F2 This transaction was executed in multiple trades at prices ranging from $88.92 to $89.91. The price reported reflects the weighted average sale price. The reporting person hereby undertakes to provide upon request to the SEC staff, the issuer or a security holder of the issuer full information regarding the number of shares and prices at which the transaction was effected.
F3 This transaction was executed in multiple trades at prices ranging from $89.92 to $90.91. The price reported reflects the weighted average sale price. The reporting person hereby undertakes to provide upon request to the SEC staff, the issuer or a security holder of the issuer full information regarding the number of shares and prices at which the transaction was effected.

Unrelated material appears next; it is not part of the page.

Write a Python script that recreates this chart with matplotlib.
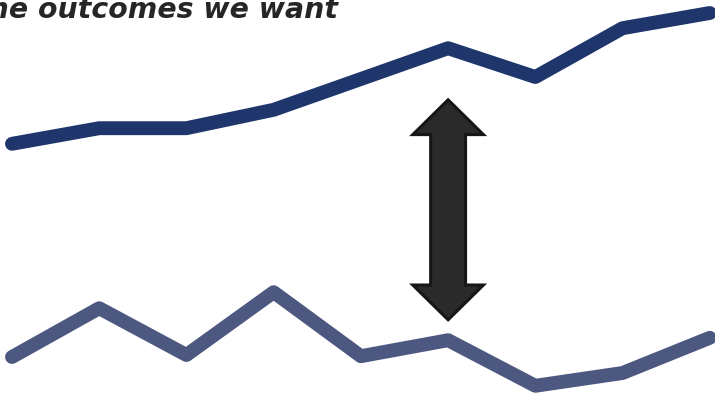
import matplotlib.pyplot as plt
from matplotlib.patches import Polygon

# two series over nine periods (arbitrary index units)
periodos = list(range(9))
resultado_desejado = [63.3, 67.2, 67.2, 71.8, 79.5, 87.2, 80.0, 92.2, 96.0]
resultado_atual = [10.0, 22.2, 10.5, 26.2, 10.2, 14.2, 2.8, 6.0, 14.8]

titulo = "the outcomes we want"

COR_DESEJADO = "#1f366c"
COR_ATUAL = "#4d5880"
COR_SETA = "#2a2a2a"
COR_BORDA = "#161616"

# gap arrow between the two lines at period 5
SETA_X = 5
SETA_TOPO = 74.3
SETA_BASE = 19.3


def seta_dupla(x, y0, y1, haste=0.40, largura=0.81, cabeca=8.7):
    """polygon of a vertical double-headed block arrow"""
    h, w = haste / 2, largura / 2
    return [
        (x, y1), (x + w, y1 - cabeca), (x + h, y1 - cabeca),
        (x + h, y0 + cabeca), (x + w, y0 + cabeca), (x, y0),
        (x - w, y0 + cabeca), (x - h, y0 + cabeca), (x - h, y1 - cabeca),
        (x - w, y1 - cabeca),
    ]


fig = plt.figure(figsize=(7.15, 3.97), dpi=100)
ax = fig.add_axes([0, 0, 1, 1])

ax.plot(periodos, resultado_desejado, color=COR_DESEJADO, lw=10,
        solid_capstyle="round", solid_joinstyle="round")
ax.plot(periodos, resultado_atual, color=COR_ATUAL, lw=10,
        solid_capstyle="round", solid_joinstyle="round")

ax.add_patch(Polygon(seta_dupla(SETA_X, SETA_BASE, SETA_TOPO), closed=True,
                     facecolor=COR_SETA, edgecolor=COR_BORDA, lw=2.2,
                     joinstyle="miter", zorder=3))

ax.set_xlim(-0.1375, 8.06)
ax.set_ylim(0, 99.25)
ax.axis("off")

fig.text(338 / 715, 1 - 18 / 397, titulo, ha="right", va="baseline",
         fontsize=20.4, fontweight="bold", fontstyle="italic",
         family=["DejaVu Sans"], color="#262626")

fig.savefig("out.png", dpi=100, facecolor="white")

F4 This transaction was executed in multiple trades at prices ranging from $90.92 to $91.54. The price reported reflects the weighted average sale price. The reporting person hereby undertakes to provide upon request to the SEC staff, the issuer or a security holder of the issuer full information regarding the number of shares and prices at which the transaction was effected.
F5 This transaction was executed in multiple trades at prices ranging from $89.64 to $90.63. The price reported reflects the weighted average sale price. The reporting person hereby undertakes to provide upon request to the SEC staff, the issuer or a security holder of the issuer full information regarding the number of shares and prices at which the transaction was effected.
F6 This transaction was executed in multiple trades at prices ranging from $90.64 to $91.57. The price reported reflects the weighted average sale price. The reporting person hereby undertakes to provide upon request to the SEC staff, the issuer or a security holder of the issuer full information regarding the number of shares and prices at which the transaction was effected.
F7 This transaction was executed in multiple trades at prices ranging from $92.05 to $93.04. The price reported reflects the weighted average sale price. The reporting person hereby undertakes to provide upon request to the SEC staff, the issuer or a security holder of the issuer full information regarding the number of shares and prices at which the transaction was effected.
F8 This transaction was executed in multiple trades at prices ranging from $93.05 to $93.34. The price reported reflects the weighted average sale price. The reporting person hereby undertakes to provide upon request to the SEC staff, the issuer or a security holder of the issuer full information regarding the number of shares and prices at which the transaction was effected.
F9 The reporting person received the stock options on December 10, 2012 pursuant to an award under the Live Nation Entertainment, Inc. 2005 Stock Incentive Plan, as amended and restated as of March 19, 2015. The options vested in five equal installments on December 10, 2013, 2014, 2015, 2016 and 2017.